Source records:
########

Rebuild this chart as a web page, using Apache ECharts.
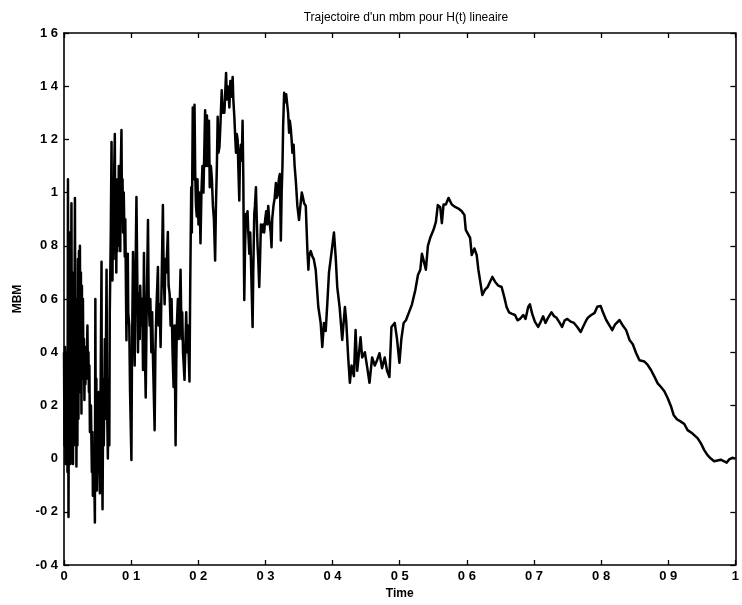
<!DOCTYPE html>
<html>
<head>
<meta charset="utf-8">
<script src="https://cdn.jsdelivr.net/npm/echarts@6/dist/echarts.min.js"></script>
<style>html,body{margin:0;padding:0;background:#fff}#c{width:742px;height:605px}</style>
</head>
<body>
<div id="c"></div>
<script>
var titleText = "Trajectoire d'un mbm pour H(t) lineaire";
var xAxisName = "Time";
var yAxisName = "MBM";
var xTickLabels = ["0","0 1","0 2","0 3","0 4","0 5","0 6","0 7","0 8","0 9","1"];
var yTickLabels = ["-0 4","-0 2","0","0 2","0 4","0 6","0 8","1","1 2","1 4","1 6"];

var timeValues = [
0,0.0007,0.0015,0.0022,0.0030,0.0037,0.0045,0.0052,0.0059,0.0067,0.0074,0.0082,0.0089,0.0096,0.0111,0.0119,0.0126,0.0134,0.0141,0.0148,
0.0163,0.0171,0.0178,0.0185,0.0193,0.0200,0.0208,0.0215,0.0223,0.0230,0.0237,0.0245,0.0252,0.0260,0.0267,0.0274,0.0282,0.0289,0.0297,0.0304,
0.0312,0.0319,0.0326,0.0334,0.0349,0.0356,0.0364,0.0371,0.0378,0.0386,0.0401,0.0415,0.0423,0.0430,0.0445,0.0460,0.0467,0.0475,0.0482,0.0490,
0.0504,0.0512,0.0519,0.0534,0.0549,0.0559,0.0564,0.0574,0.0586,0.0593,0.0608,0.0616,0.0634,0.0642,0.0653,0.0663,0.0675,0.0682,0.0697,0.0708,
0.0715,0.0722,0.0731,0.0739,0.0749,0.0757,0.0764,0.0772,0.0779,0.0786,0.0794,0.0801,0.0809,0.0816,0.0823,0.0831,0.0838,0.0846,0.0856,0.0864,
0.0872,0.0880,0.0890,0.0905,0.0913,0.0930,0.0939,0.0950,0.0957,0.0972,0.0984,0.1004,0.1013,0.1028,0.1039,0.1053,0.1061,0.1079,0.1091,0.1102,
0.1113,0.1128,0.1135,0.1150,0.1165,0.1177,0.1191,0.1202,0.1217,0.1231,0.1251,0.1261,0.1276,0.1286,0.1301,0.1313,0.1325,0.1350,0.1361,0.1375,
0.1399,0.1409,0.1424,0.1439,0.1450,0.1473,0.1484,0.1499,0.1510,0.1524,0.1547,0.1558,0.1573,0.1588,0.1602,0.1617,0.1632,0.1647,0.1662,0.1672,
0.1681,0.1696,0.1711,0.1736,0.1751,0.1761,0.1773,0.1795,0.1820,0.1832,0.1844,0.1869,0.1880,0.1895,0.1904,0.1918,0.1929,0.1944,0.1954,0.1966,
0.1978,0.1988,0.2003,0.2018,0.2033,0.2047,0.2062,0.2077,0.2102,0.2114,0.2129,0.2144,0.2159,0.2171,0.2188,0.2203,0.2218,0.2233,0.2251,0.2263,
0.2277,0.2289,0.2300,0.2315,0.2329,0.2349,0.2364,0.2374,0.2389,0.2414,0.2426,0.2438,0.2448,0.2463,0.2478,0.2493,0.2512,0.2522,0.2537,0.2552,
0.2562,0.2574,0.2586,0.2596,0.2611,0.2622,0.2634,0.2648,0.2660,0.2671,0.2678,0.2685,0.2697,0.2711,0.2723,0.2734,0.2745,0.2760,0.2774,0.2789,
0.2809,0.2819,0.2834,0.2844,0.2859,0.2871,0.2883,0.2893,0.2908,0.2920,0.2933,0.2945,0.2957,0.2967,0.2982,0.2997,0.3012,0.3027,0.3042,0.3056,
0.3079,0.3091,0.3101,0.3120,0.3138,0.3156,0.3168,0.3182,0.3200,0.3215,0.3230,0.3242,0.3254,0.3264,0.3279,0.3294,0.3309,0.3328,0.3338,0.3353,
0.3364,0.3378,0.3390,0.3402,0.3420,0.3435,0.3452,0.3476,0.3501,0.3521,0.3542,0.3561,0.3576,0.3601,0.3625,0.3640,0.3650,0.3675,0.3699,0.3720,
0.3749,0.3788,0.3823,0.3847,0.3872,0.3898,0.3921,0.3947,0.3987,0.4021,0.4046,0.4070,0.4105,0.4144,0.4184,0.4203,0.4233,0.4258,0.4283,0.4318,
0.4343,0.4367,0.4417,0.4441,0.4481,0.4515,0.4550,0.4589,0.4629,0.4663,0.4699,0.4737,0.4777,0.4812,0.4847,0.4877,0.4926,0.4960,0.4996,0.5025,
0.5059,0.5093,0.5134,0.5183,0.5233,0.5272,0.5307,0.5331,0.5356,0.5390,0.5420,0.5455,0.5504,0.5539,0.5568,0.5604,0.5628,0.5653,0.5687,0.5727,
0.5776,0.5826,0.5875,0.5924,0.5964,0.5984,0.6013,0.6049,0.6073,0.6113,0.6147,0.6172,0.6197,0.6231,0.6271,0.6310,0.6346,0.6380,0.6420,0.6469,
0.6518,0.6558,0.6592,0.6628,0.6666,0.6717,0.6755,0.6791,0.6840,0.6874,0.6914,0.6939,0.6973,0.7013,0.7062,0.7102,0.7136,0.7171,0.7211,0.7260,
0.7300,0.7334,0.7384,0.7418,0.7458,0.7497,0.7547,0.7596,0.7645,0.7696,0.7730,0.7779,0.7804,0.7853,0.7904,0.7943,0.7993,0.8027,0.8076,0.8126,
0.8165,0.8210,0.8275,0.8323,0.8373,0.8423,0.8472,0.8521,0.8571,0.8645,0.8694,0.8743,0.8794,0.8843,0.8892,0.8942,0.8991,0.9040,0.9080,0.9129,
0.9188,0.9239,0.9288,0.9362,0.9436,0.9485,0.9536,0.9585,0.9634,0.9684,0.9733,0.9782,0.9832,0.9871,0.9907,0.9955,1.0
];

var mbmValues = [
0.40,0.05,0.42,-0.02,0.30,0.02,0.40,-0.05,1.05,-0.22,0.40,0.00,0.85,-0.02,0.96,0.10,0.45,-0.02,0.70,0.05,
0.98,0.20,0.60,-0.03,0.50,0.05,0.75,0.15,0.78,0.25,0.80,0.30,0.70,0.17,0.65,0.30,0.60,0.35,0.45,0.22,
0.42,0.28,0.40,0.30,0.50,0.32,0.40,0.25,0.35,0.10,0.20,-0.05,0.10,-0.14,0.05,-0.24,0.60,-0.10,0.30,-0.12,
0.20,-0.05,0.25,-0.13,0.40,0.74,0.10,-0.19,0.30,0.05,0.45,0.15,0.71,0.20,0.00,0.30,0.05,0.55,0.85,1.19,
0.80,0.67,1.00,0.75,1.10,1.22,0.80,1.05,0.70,0.95,0.78,1.05,0.80,1.10,0.85,1.00,0.78,1.10,1.235,0.90,
1.05,0.85,1.00,0.76,0.90,0.445,0.70,0.77,0.55,0.50,0.25,-0.005,0.40,0.777,0.55,0.35,0.60,0.983,0.70,0.40,
0.62,0.45,0.65,0.50,0.60,0.333,0.773,0.45,0.23,0.55,0.897,0.60,0.50,0.60,0.40,0.55,0.38,0.107,0.40,0.55,
0.72,0.50,0.58,0.42,0.60,0.953,0.70,0.58,0.75,0.70,0.852,0.65,0.62,0.50,0.60,0.40,0.269,0.50,0.05,0.35,
0.50,0.60,0.45,0.71,0.45,0.55,0.40,0.296,0.55,0.40,0.50,0.29,0.65,1.02,0.85,1.32,1.05,1.33,1.08,0.95,
0.91,1.05,0.88,1.00,0.81,1.00,1.10,1.00,1.31,1.10,1.29,1.10,1.27,1.02,1.10,1.05,0.95,0.90,0.745,0.95,
1.10,1.285,1.15,1.17,1.25,1.385,1.30,1.33,1.30,1.45,1.35,1.40,1.38,1.32,1.42,1.36,1.435,1.35,1.285,1.20,
1.15,1.22,1.20,1.10,0.97,1.15,1.18,1.12,1.27,1.05,0.80,0.596,0.80,0.92,0.90,0.93,0.85,0.77,0.85,0.70,
0.495,0.70,0.92,0.95,1.02,0.90,0.80,0.75,0.645,0.75,0.88,0.85,0.86,0.88,0.85,0.90,0.93,0.88,0.95,0.90,
0.85,0.795,0.90,0.95,0.98,1.036,0.98,0.99,1.05,1.07,0.82,1.00,1.10,1.25,1.375,1.34,1.37,1.37,1.30,1.225,
1.27,1.24,1.20,1.15,1.18,1.10,1.047,0.95,0.897,0.95,1.00,0.98,0.96,0.95,0.784,0.71,0.76,0.78,0.76,0.75,
0.71,0.57,0.51,0.42,0.51,0.48,0.58,0.70,0.78,0.85,0.76,0.645,0.57,0.446,0.57,0.52,0.38,0.285,0.35,0.31,
0.483,0.33,0.456,0.38,0.40,0.345,0.285,0.38,0.35,0.37,0.396,0.34,0.38,0.33,0.307,0.495,0.51,0.45,0.36,0.45,
0.51,0.52,0.547,0.58,0.634,0.69,0.71,0.77,0.745,0.71,0.80,0.83,0.86,0.89,0.953,0.945,0.885,0.955,0.955,0.98,
0.955,0.946,0.94,0.93,0.916,0.86,0.86,0.83,0.765,0.79,0.765,0.71,0.67,0.615,0.635,0.645,0.665,0.683,0.665,0.65,
0.645,0.607,0.57,0.55,0.545,0.54,0.52,0.525,0.54,0.525,0.57,0.58,0.545,0.515,0.495,0.515,0.535,0.51,0.53,0.55,
0.535,0.53,0.51,0.495,0.52,0.525,0.515,0.51,0.495,0.476,0.495,0.52,0.53,0.54,0.548,0.571,0.574,0.55,0.521,0.50,
0.483,0.505,0.521,0.50,0.483,0.446,0.43,0.397,0.37,0.365,0.352,0.333,0.308,0.283,0.269,0.253,0.228,0.197,0.164,0.148,
0.139,0.13,0.107,0.094,0.077,0.058,0.032,0.013,0.0,-0.01,-0.007,-0.004,-0.01,-0.015,-0.003,0.003,0.0
];

var seriesData = [];
var n = Math.min(timeValues.length, mbmValues.length);
for (var i = 0; i < n; i++) seriesData.push([timeValues[i], mbmValues[i]]);

var FONT = 'Liberation Sans, Arial, Helvetica, sans-serif';
var axisLineStyle = { color: '#000', width: 1.6 };
var chart = echarts.init(document.getElementById('c'), null, { renderer: 'canvas' });
var tick = { show: true, inside: true, length: 5, lineStyle: { color: '#000', width: 1.3 } };
chart.setOption({
  animation: false,
  backgroundColor: '#fff',
  title: {
    text: titleText, left: 401, top: 7, textAlign: 'center',
    textStyle: { fontFamily: FONT, fontSize: 12, fontWeight: 'normal', color: '#000' }
  },
  grid: { left: 64, right: 4, top: 33, bottom: 40, containLabel: false },
  xAxis: [{
    type: 'value', min: 0, max: 1, interval: 0.1, position: 'bottom',
    name: xAxisName, nameLocation: 'middle', nameGap: 22,
    nameTextStyle: { fontFamily: FONT, fontSize: 12, fontWeight: 'bold', color: '#000' },
    axisLine: { show: true, onZero: false, lineStyle: axisLineStyle },
    axisTick: tick,
    splitLine: { show: false },
    axisLabel: {
      fontFamily: FONT, fontSize: 13, fontWeight: 'bold', color: '#000', margin: 5,
      formatter: function (v) { return xTickLabels[Math.round(v * 10)]; }
    }
  }, {
    type: 'value', min: 0, max: 1, interval: 0.1, position: 'top',
    axisLine: { show: true, onZero: false, lineStyle: axisLineStyle },
    axisTick: tick, axisLabel: { show: false }, splitLine: { show: false }
  }],
  yAxis: [{
    type: 'value', min: -0.4, max: 1.6, interval: 0.2, position: 'left',
    name: yAxisName, nameLocation: 'middle', nameGap: 40, nameRotate: 90,
    nameTextStyle: { fontFamily: FONT, fontSize: 12, fontWeight: 'bold', color: '#000' },
    axisLine: { show: true, onZero: false, lineStyle: axisLineStyle },
    axisTick: tick,
    splitLine: { show: false },
    axisLabel: {
      fontFamily: FONT, fontSize: 13, fontWeight: 'bold', color: '#000', margin: 6,
      formatter: function (v) { return yTickLabels[Math.round((v + 0.4) / 0.2)]; }
    }
  }, {
    type: 'value', min: -0.4, max: 1.6, interval: 0.2, position: 'right',
    axisLine: { show: true, onZero: false, lineStyle: axisLineStyle },
    axisTick: tick, axisLabel: { show: false }, splitLine: { show: false }
  }],
  series: [{
    type: 'line', xAxisIndex: 0, yAxisIndex: 0,
    data: seriesData, showSymbol: false, symbol: 'none',
    lineStyle: { color: '#000', width: 2.5, join: 'round' },
    clip: true
  }]
});
</script>
</body>
</html>
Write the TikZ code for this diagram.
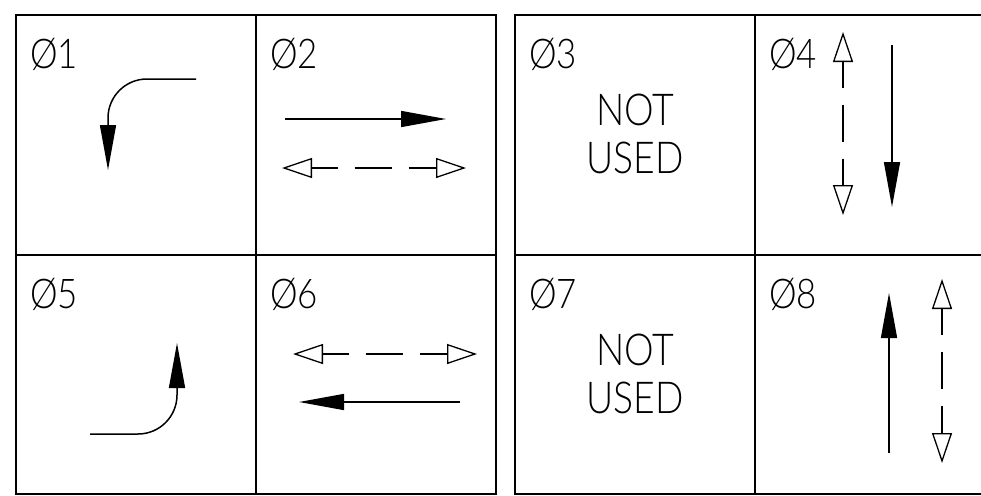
\documentclass[tikz,border=0pt]{standalone}
\usepackage{fontspec}
\IfFontExistsTF{Lato Light}
  {\setmainfont{Lato Light}[FakeStretch=0.85]}
  {\IfFontExistsTF{Fira Sans Light}
    {\setmainfont{Fira Sans Light}[FakeStretch=0.85]}
    {\setmainfont{Liberation Sans}[FakeStretch=0.85]}}
\usepackage{tikz}
\usetikzlibrary{
  arrows.meta,  % Tips "Triangle"
  calc          % Calculations $...$
}
\def\myrad{39pt}
\def\mylabelsize{\fontsize{41}{47}\selectfont}
\def\mynotesize{\fontsize{44}{48}\selectfont}
\tikzset{
  my frame/.style={
    line width=2pt
  },
  my label/.style={
    anchor=base west,
    inner sep=0pt,
    font=\mylabelsize
  },
  my note/.style={
    inner sep=0pt,
    align=center,
    font=\mynotesize
  },
  my solid/.style={
    line width=1.5pt,
    -{Triangle[length=45pt,width=16pt]}
  },
  my turn/.style={
    my solid,
    rounded corners=\myrad
  },
  my dashed/.style={
    line width=1.3pt,
    dash pattern=on 37pt off 17pt,
    dash phase=11pt,
    {Triangle[open,length=30pt,width=20pt]}-{Triangle[open,length=30pt,width=20pt]}
  }
}

\begin{document}
\begin{tikzpicture}[x=1pt,y=-1pt]
\clip (0,0) rectangle (981,495);
% two frames of four phases
\draw[my frame] (16,15) rectangle (496,494)
                (256,15) -- (256,494)
                (16,255) -- (496,255);
\draw[my frame] (515,15) rectangle (1000,494)
                (755,15) -- (755,494)
                (515,255) -- (1000,255);
% phase labels
\node[my label] (p1) at (30,68)   {Ø1};
\node[my label] (p2) at (270,68)  {Ø2};
\node[my label] (p3) at (529,68)  {Ø3};
\node[my label] (p4) at (769,68)  {Ø4};
\node[my label] (p5) at (30,308)  {Ø5};
\node[my label] (p6) at (270,308) {Ø6};
\node[my label] (p7) at (529,308) {Ø7};
\node[my label] (p8) at (769,308) {Ø8};
\node[my note]  (n3) at (635,134) {NOT\\USED};
\node[my note]  (n7) at (635,374) {NOT\\USED};
% movement ends
\coordinate (s1) at (196,79);  \coordinate (e1) at (108,170);
\coordinate (s2) at (285,119); \coordinate (e2) at (446,119);
\coordinate (u2) at (282,168); \coordinate (v2) at (466,168);
\coordinate (u4) at (843,32);  \coordinate (v4) at (843,215);
\coordinate (s4) at (892,45);  \coordinate (e4) at (892,207);
\coordinate (s5) at (90,434);  \coordinate (e5) at (177,343);
\coordinate (u6) at (293,354); \coordinate (v6) at (477,354);
\coordinate (s6) at (460,402); \coordinate (e6) at (299,402);
\coordinate (s8) at (889,453); \coordinate (e8) at (889,293);
\coordinate (u8) at (942,279); \coordinate (v8) at (942,463);
% movements
\draw[my turn]   (s1) -| (e1);
\draw[my solid]  (s2) -- (e2);
\draw[my dashed] (u2) -- (v2);
\draw[my dashed] (u4) -- (v4);
\draw[my solid]  (s4) -- (e4);
\draw[my turn]   (s5) -| (e5);
\draw[my dashed] (u6) -- (v6);
\draw[my solid]  (s6) -- (e6);
\draw[my solid]  (s8) -- (e8);
\draw[my dashed] (u8) -- (v8);
\end{tikzpicture}
\end{document}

########

Stated problem: Go through the data and count each line that has the word "this", then give the total alone.

Task answer: 2